Flybrix is a deep rabbit hole by design -- you can see all of the firmware at flybrix.com/github. Our kits are a lot more than just a toy drone. Each flight board is a powerful hobby computer with sensors, four RGB leds, bluetooth, and an SD card. We pay a premium for an easy to use bootloader that lets you program the board using the Arduino development environment.
Our drone is specifically designed to challenge everybody – from grade school to grad school.
@vnallatamby Well, I think we would hope to be on PH even if we had launched on Kickstarter... but that leaves the question of "Why not kickstarter?" (or, presumably, indiegogo, etc)

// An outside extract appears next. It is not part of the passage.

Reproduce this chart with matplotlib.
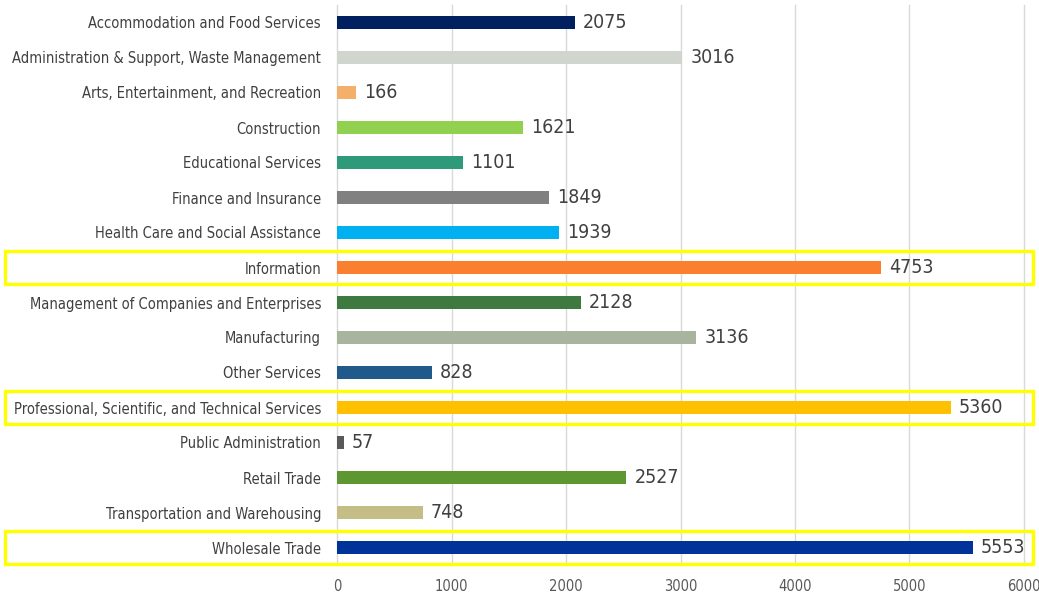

We've watched multiple drone companies make a crowdfunding splash and then go out of business since we started working together in 2014. We think crowdfunding creates unhealthy incentives for companies to invest in marketing hype at the expense of product development so we've been pretty reluctant to jump on the bandwagon. It basically comes down to long term brand association risk and substantial fees against short term marketing boost. We are confident that we could easily sell more kits than we should dare to promise to manufacture in time for Christmas this fall -- so it wasn't a hard decision for us to stick with a straightforward campaign directing public interest towards our Shopify site.
@eliservescent We started out making drones from balsa, aircraft birch, and 3d printed materials, but LEGO bricks let you snap together new ideas quickly. We make one custom brick with a machinist friend of mine in Xiamen, but all the rest are LEGO bricks we're sourcing on the used brick markets.